Start of Data section

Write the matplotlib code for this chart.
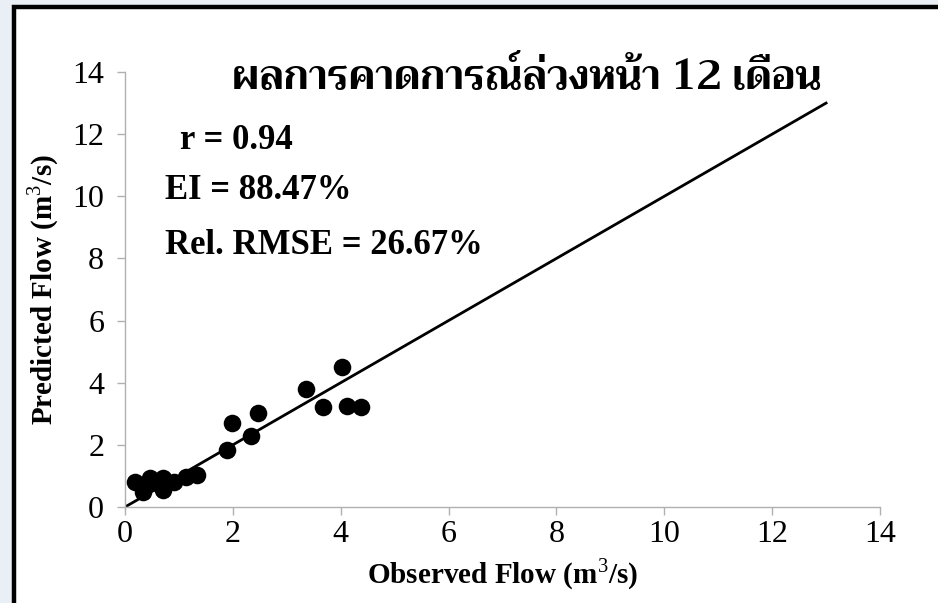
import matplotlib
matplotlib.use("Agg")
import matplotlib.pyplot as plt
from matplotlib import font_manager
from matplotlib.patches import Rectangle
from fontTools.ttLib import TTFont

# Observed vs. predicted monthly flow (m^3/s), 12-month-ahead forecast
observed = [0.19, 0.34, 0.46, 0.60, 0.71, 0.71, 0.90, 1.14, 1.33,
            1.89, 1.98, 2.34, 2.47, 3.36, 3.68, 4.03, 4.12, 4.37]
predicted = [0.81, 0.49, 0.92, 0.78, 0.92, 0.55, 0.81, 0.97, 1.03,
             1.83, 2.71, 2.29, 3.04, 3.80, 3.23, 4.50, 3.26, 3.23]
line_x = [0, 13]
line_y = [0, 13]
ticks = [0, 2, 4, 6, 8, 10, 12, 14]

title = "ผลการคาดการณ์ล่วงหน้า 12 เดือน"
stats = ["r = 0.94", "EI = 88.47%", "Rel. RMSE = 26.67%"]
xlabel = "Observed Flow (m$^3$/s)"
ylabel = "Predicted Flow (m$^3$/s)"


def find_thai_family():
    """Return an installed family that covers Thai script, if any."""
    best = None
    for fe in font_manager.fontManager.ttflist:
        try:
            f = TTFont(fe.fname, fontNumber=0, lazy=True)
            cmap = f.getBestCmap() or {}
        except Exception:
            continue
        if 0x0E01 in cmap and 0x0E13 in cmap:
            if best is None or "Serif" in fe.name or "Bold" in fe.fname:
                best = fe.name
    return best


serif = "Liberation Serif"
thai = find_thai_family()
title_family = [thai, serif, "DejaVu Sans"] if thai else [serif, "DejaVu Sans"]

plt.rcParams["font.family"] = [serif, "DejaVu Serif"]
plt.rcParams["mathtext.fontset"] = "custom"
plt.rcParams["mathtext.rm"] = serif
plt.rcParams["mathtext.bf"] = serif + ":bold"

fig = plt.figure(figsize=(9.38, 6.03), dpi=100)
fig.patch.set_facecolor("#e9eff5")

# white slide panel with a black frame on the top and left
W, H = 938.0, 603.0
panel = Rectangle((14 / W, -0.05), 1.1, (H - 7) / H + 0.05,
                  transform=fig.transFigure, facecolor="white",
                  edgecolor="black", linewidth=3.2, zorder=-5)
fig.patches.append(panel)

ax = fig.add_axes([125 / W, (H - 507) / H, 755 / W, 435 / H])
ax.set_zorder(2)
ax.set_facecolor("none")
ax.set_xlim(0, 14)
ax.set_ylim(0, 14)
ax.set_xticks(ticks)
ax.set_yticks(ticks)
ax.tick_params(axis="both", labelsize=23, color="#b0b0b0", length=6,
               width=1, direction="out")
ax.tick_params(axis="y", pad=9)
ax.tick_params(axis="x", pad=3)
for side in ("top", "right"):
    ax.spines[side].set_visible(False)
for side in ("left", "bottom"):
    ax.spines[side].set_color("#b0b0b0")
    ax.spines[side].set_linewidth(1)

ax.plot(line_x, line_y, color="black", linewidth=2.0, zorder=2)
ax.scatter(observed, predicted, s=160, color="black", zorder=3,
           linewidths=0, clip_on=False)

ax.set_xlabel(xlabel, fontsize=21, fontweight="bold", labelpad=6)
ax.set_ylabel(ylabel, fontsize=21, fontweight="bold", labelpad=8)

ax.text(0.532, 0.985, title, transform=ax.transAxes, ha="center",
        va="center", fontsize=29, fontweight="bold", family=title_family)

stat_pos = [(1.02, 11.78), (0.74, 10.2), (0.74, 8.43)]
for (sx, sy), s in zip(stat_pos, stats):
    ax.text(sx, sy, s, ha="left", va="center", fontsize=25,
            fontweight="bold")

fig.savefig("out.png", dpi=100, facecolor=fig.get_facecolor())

End of Data section

Task goal —
Repeat only the lines from the beginning of the material through the line containing "fig.patches.append(panel)", both ends kept, leaving pictures out.

Exercise output —
Write the matplotlib code for this chart.
import matplotlib
matplotlib.use("Agg")
import matplotlib.pyplot as plt
from matplotlib import font_manager
from matplotlib.patches import Rectangle
from fontTools.ttLib import TTFont

# Observed vs. predicted monthly flow (m^3/s), 12-month-ahead forecast
observed = [0.19, 0.34, 0.46, 0.60, 0.71, 0.71, 0.90, 1.14, 1.33,
            1.89, 1.98, 2.34, 2.47, 3.36, 3.68, 4.03, 4.12, 4.37]
predicted = [0.81, 0.49, 0.92, 0.78, 0.92, 0.55, 0.81, 0.97, 1.03,
             1.83, 2.71, 2.29, 3.04, 3.80, 3.23, 4.50, 3.26, 3.23]
line_x = [0, 13]
line_y = [0, 13]
ticks = [0, 2, 4, 6, 8, 10, 12, 14]

title = "ผลการคาดการณ์ล่วงหน้า 12 เดือน"
stats = ["r = 0.94", "EI = 88.47%", "Rel. RMSE = 26.67%"]
xlabel = "Observed Flow (m$^3$/s)"
ylabel = "Predicted Flow (m$^3$/s)"


def find_thai_family():
    """Return an installed family that covers Thai script, if any."""
    best = None
    for fe in font_manager.fontManager.ttflist:
        try:
            f = TTFont(fe.fname, fontNumber=0, lazy=True)
            cmap = f.getBestCmap() or {}
        except Exception:
            continue
        if 0x0E01 in cmap and 0x0E13 in cmap:
            if best is None or "Serif" in fe.name or "Bold" in fe.fname:
                best = fe.name
    return best


serif = "Liberation Serif"
thai = find_thai_family()
title_family = [thai, serif, "DejaVu Sans"] if thai else [serif, "DejaVu Sans"]

plt.rcParams["font.family"] = [serif, "DejaVu Serif"]
plt.rcParams["mathtext.fontset"] = "custom"
plt.rcParams["mathtext.rm"] = serif
plt.rcParams["mathtext.bf"] = serif + ":bold"

fig = plt.figure(figsize=(9.38, 6.03), dpi=100)
fig.patch.set_facecolor("#e9eff5")

# white slide panel with a black frame on the top and left
W, H = 938.0, 603.0
panel = Rectangle((14 / W, -0.05), 1.1, (H - 7) / H + 0.05,
                  transform=fig.transFigure, facecolor="white",
                  edgecolor="black", linewidth=3.2, zorder=-5)
fig.patches.append(panel)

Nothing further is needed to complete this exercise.